水の循環、命のつながりをテーマにした、「もったいない」の大切さを伝える絵本『もったいないばあさん かわを ゆく』(著・真珠まりこ氏)は、6ヵ国語(日本語、英語、フランス語、スペイン語、中国語、ヒンディー語)に翻訳され、物語を通して世界中に「もったいない」を発信しています。
©もったいないばあさんプロジェクト ©真珠まりこ/講談社(画像出典:アニメ「もったいないばあさん」公式サイト)

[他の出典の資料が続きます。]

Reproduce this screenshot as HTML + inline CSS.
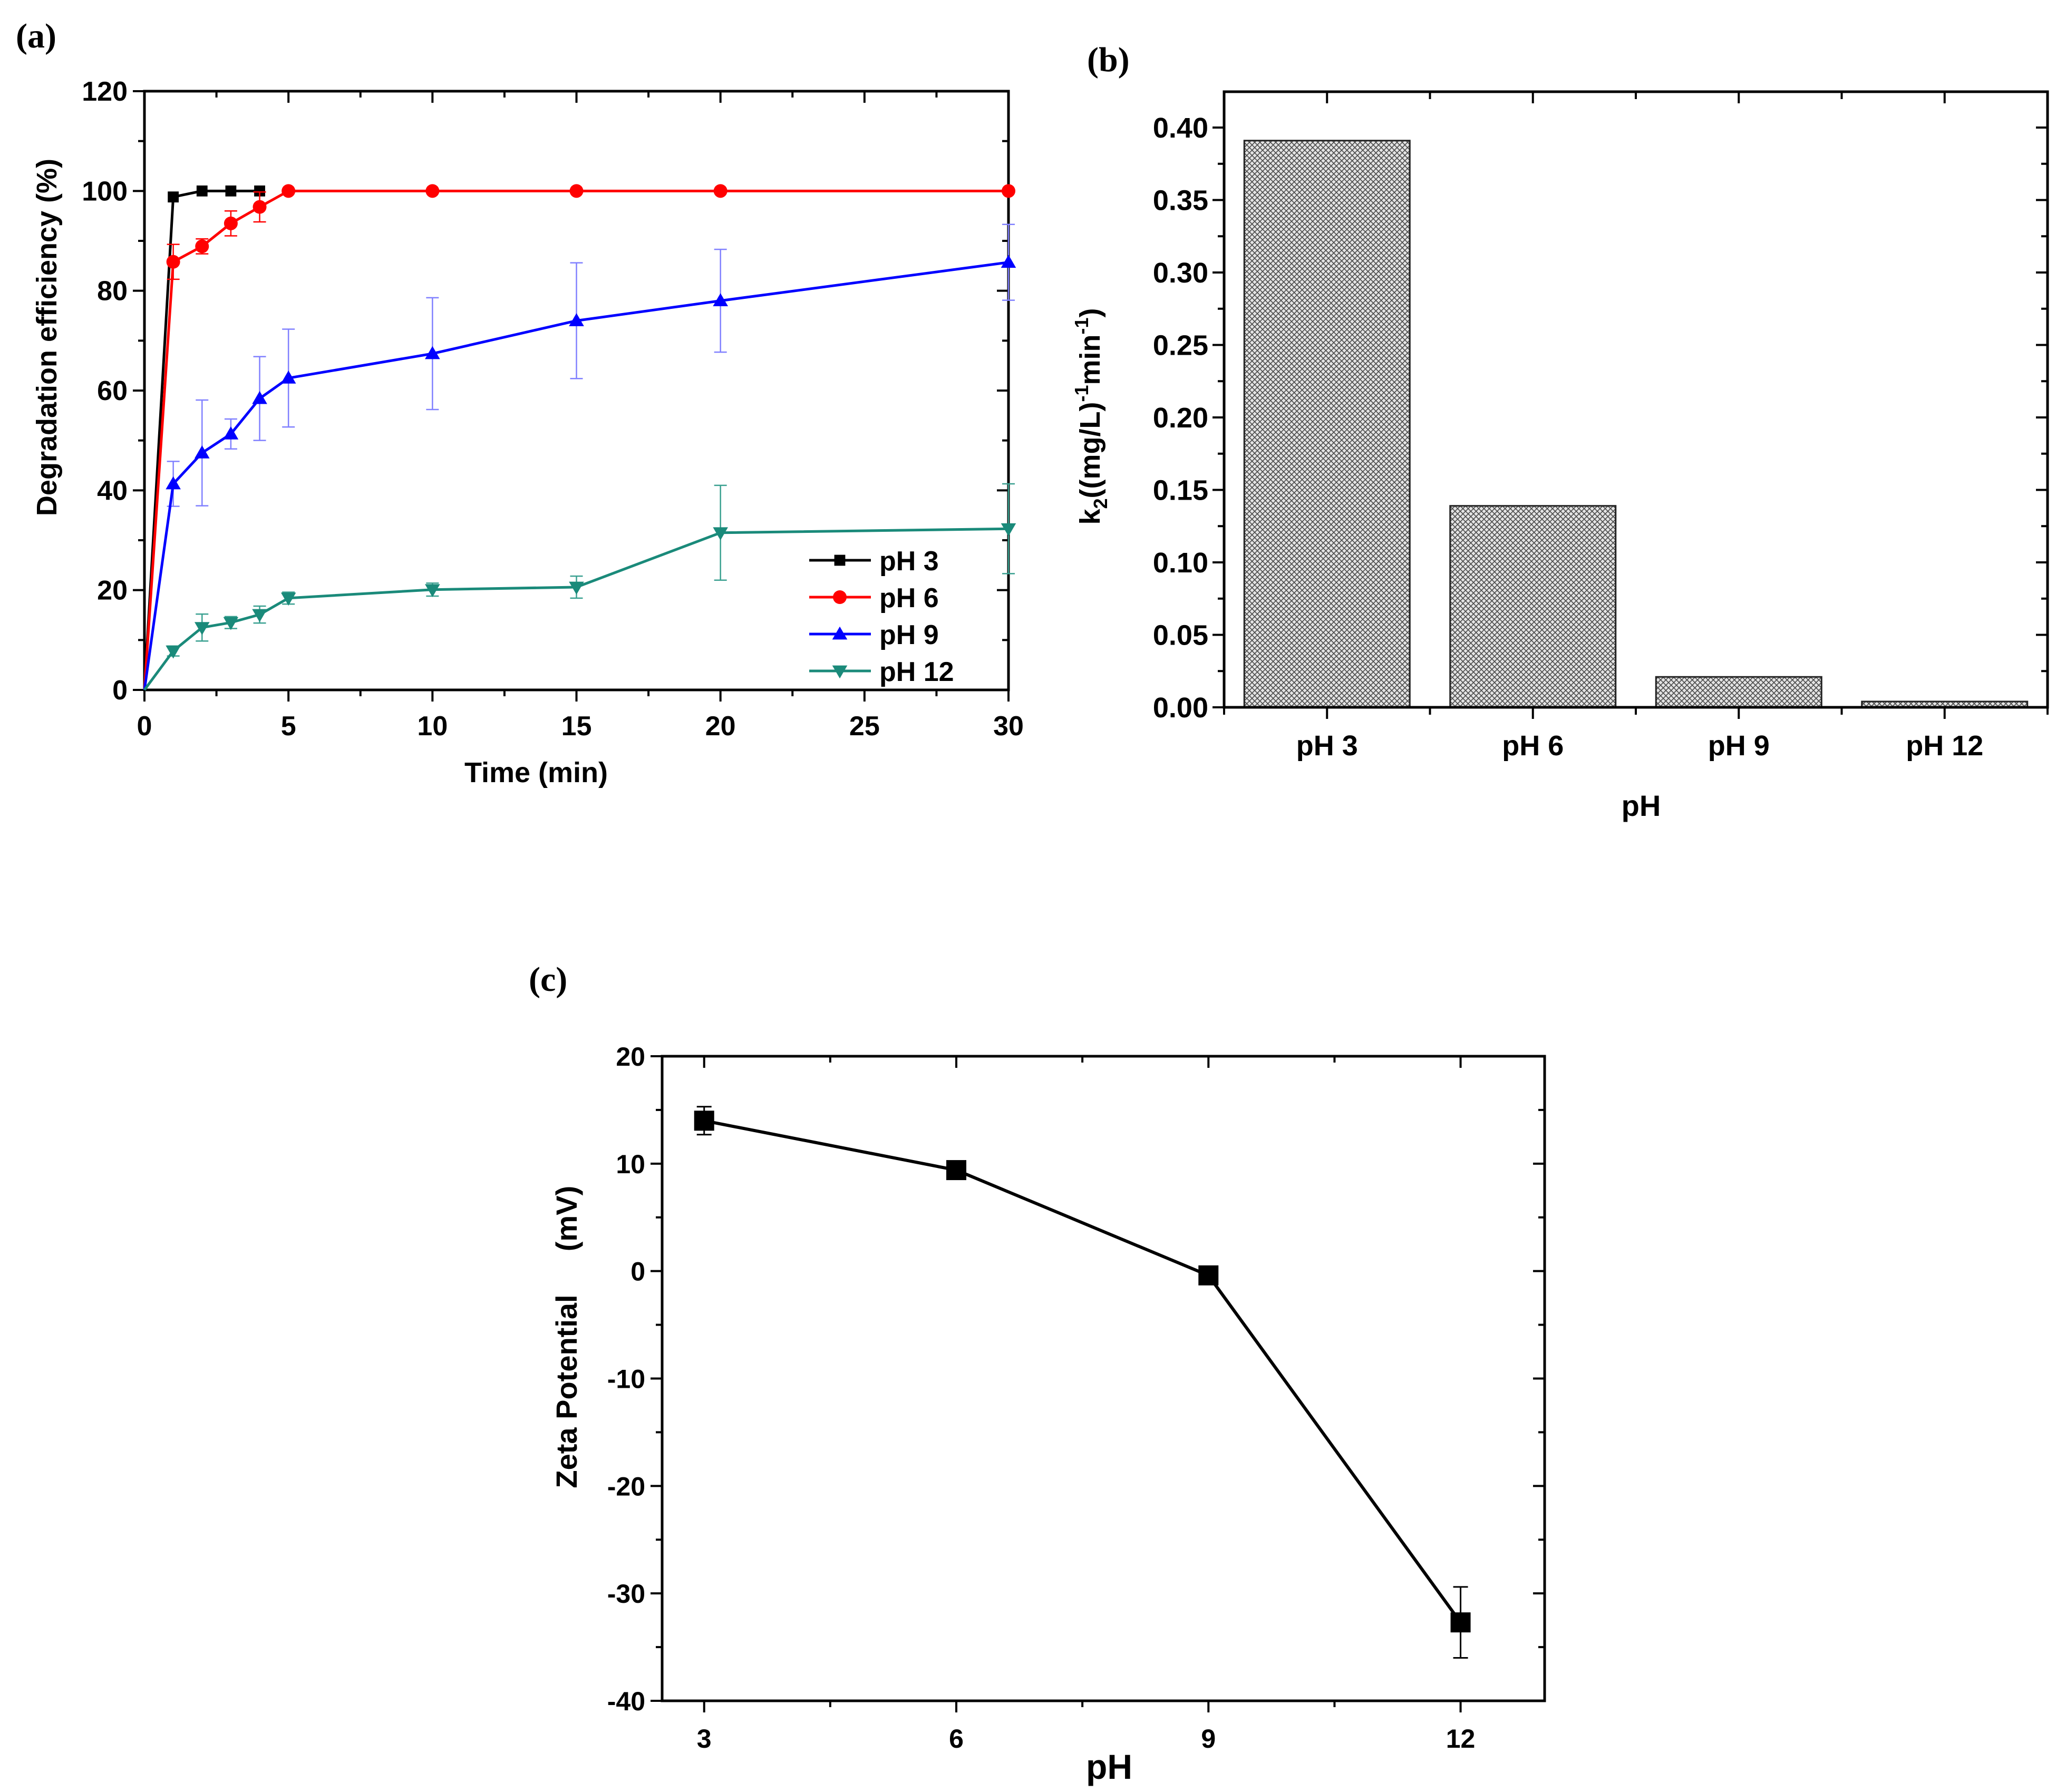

2018年からは、同絵本の翻訳版をインドで読み聞かせる、「読み聞かせキャラバン」がスタート。JICAが現地で実施した「インパクト評価調査」によれば、「もったいないばあさん」がインドの子どもたちの環境への意識や行動に変化をもたらしたとのことです。
インドでの読み聞かせの様子 詳しくはこちら
「おはなし隊」のキャラバンカーは、ピンクの「1号車」とブルーの「2号車」の2台。キャラバンカーには、講談社と各出版社が発行している、550冊以上の絵本を積載し、中で子どもたちが自由に閲覧することが可能です。
「おはなし隊」のキャラバンカー
延べ走行距離は約111.8万kmを超えており(2020年3月)、すでに地球を約28周したことに。他社や他団体に先駆けて読み聞かせの活動をスタートし、20年以上にわたって全国の子どもたちに本との出会いの場を創り、本の手触りやおもしろさを伝えてきた「おはなし隊」の活動は、多くの人たちに支持されています。この活動は、SDGs17の目標のうち4番目に掲げられている「質の高い教育をみんなに」の実現へ向けた取り組みのひとつと言えます。
しかしコロナ禍の影響で2年半ほど活動を休止。2022年7月の東北訪問より活動を再開し、再び全国に、絵本と"おはなし"、そして笑顔を届けています。
そんな「おはなし隊」が2022年10月8日(土)~10日(月・祝)、SDGsの目標4「質の高い教育をみんなに」の実現に向けて、アパレルブランド「GAP」とコラボレーションを実施しました。
GAPはベビー服から大人向けの洋服を販売しており、店舗には、親子で訪れる方も多くいます。親子で楽しむ「絵本」との親和性の高さにGAPの方が注目し、今回のコラボレーションに至りました。
場所はGap Outlet 神戸三田プレミアム・アウトレット店。連休ということで多くの親子が参加しました。
GAPの人気キャラクター「ブラナンベア」も参加者をお出迎え
「おはなし隊」訪問時の基本プログラムは、2部構成。講談社スタッフ「おはなし隊長」による、約30分の絵本や大型紙芝居の読み聞かせと、子どもたちがキャラバンカー内の好きな本を選んで読める約30分の自由閲覧の時間があります。
隊長の声に合わせてジャンプしたり、早口言葉を復唱したりと、子どもたちが聞くだけではなく、体を動かし、"楽しく学ぶ場"を提供しています。
「おはなし隊」の読み聞かせの様子
体操絵本では、子どもたちも一緒に体操!
「おはなし隊長」の話術で、子どもたちは、おはなしの世界に没頭!
こうしてGAPとのコラボレーションは、大成功を収めました。
Gap Outlet 神戸三田プレミアム・アウトレット店の松尾綾祐さんも、「こんなに喜んでもらえるとは思わなかった。子どもたちにとって、いい体験になったと思う。他のアウトレットでもぜひ開催したい」と、次回開催に意欲を見せていました。
イベント主催の神戸三田プレミアム・アウトレット マネジメントオフィス 青木佑介さん(左)と、Gap Outlet 神戸三田プレミアム・アウトレット店の松尾綾祐さん
これまでの幼稚園や学校への訪問に加え、今回のように企業とコラボレーションすることで、より多くのお子さんたちに本との出会いの機会を提供、さらに親御さんにも親子で一緒に、楽しい絵本の世界を体験してもらうことができました。
絵本との出会いは、子どもたちに本を"おもしろい"と思ってもらえる最初のきっかけとなります。質の高い教育への一歩に貢献でき、本と人、人と人をつなぐ出会いの場を提供できる、「おはなし隊」の活動に今後も注目が集まりそうです。